Complete rough sketches to decide on the composition

First of all complete a number of rough sketches using thew same principle of identifying the key shapes as outlined in the first drawing tutorial, this will help you to decide on the best composition for the flower. Try to make sure you have captured the overall characteristics of the flower - quite often there is something very specific about the architecture of a plant, so take time to observe the typical features and always make sure that you have a typical specimen.

The Outline Drawing
When you are happy with your composition transfer your drawing to the watercolour paper. I used Fabriano Artistico HP 140lb but any good quality HP paper will do. I usually draw straight onto the paper copying my initial sketch but if the subject is complex I trace my rough sketch and transfer it. If tracing from my original sketch I use Tracedown or Saral graphite transfer paper, this keeps lines to a minimum.

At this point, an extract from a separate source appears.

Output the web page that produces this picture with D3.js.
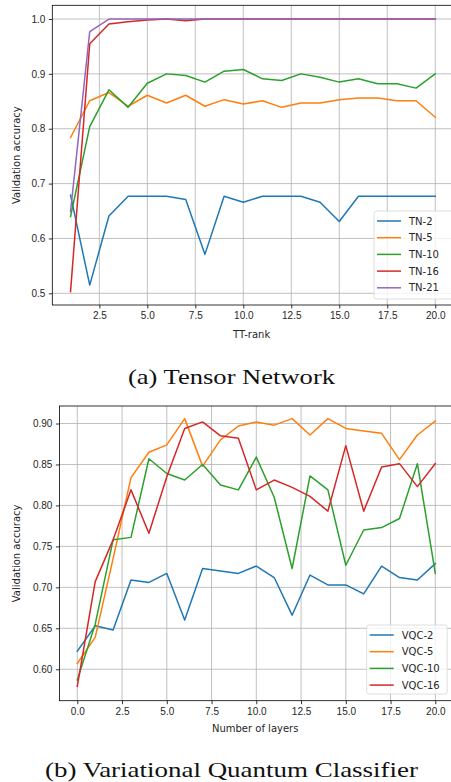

Outline drawing on HP watercolour paper.

Starting to paint

For this painting I used Winsor & Newton black ink, but there are a variety of Indian inks available, Sennelier is also a very good ink. You can use the more traditional ink stick and inkstone but for starters I recommend the ready to use inks. A white ceramic shallow dish or tile is used and add a the ink. The ink has to be very dilute for the initial wash but the brush should not be dripping but loaded with sufficient water to swell the brush. I use a size 5 Kolinsky sable Rosemary and Co. spotter brush for the initial wash. Ink dries fairly quickly on the tile so only use a small amount. Remember it can't be lifted, so getting the amount of ink right in each wash is important. Always test on a spare piece of kitchen or blotting paper kept next to your work. Ink needs to be applied swiftly because of the fast absorption and drying into the paper. The outside of the lily is paler than the inside so this is achieved by having a more dilute wash of ink.

First wash applied and second underway. Note the light on the stem, with the highlight on the right and reflected light on the left, which gives the stem it's rounded appearance. A more dilute wash of in was used on the outside of the flower because it is lighter then the inside of the flower, also the inside is partly in shade. 

Applying Further Layers
I usually try to keep washes to a maximum of 3 - 4 layers to build up the tone, with possible addition of some fairly dry brush work if necessary. This comprises of 2 main washes to give the shape and the 3rd of ink applied to more focused areas to give detail. I add the shadows last. The flower is dark, more so on the inside than the outside and the stem is light.

Finishing touches
Once all of the washes are applied and the correct depth of tone achieved, I add fine detail such as veins using a W & N size 0 brush and use ink very sparingly.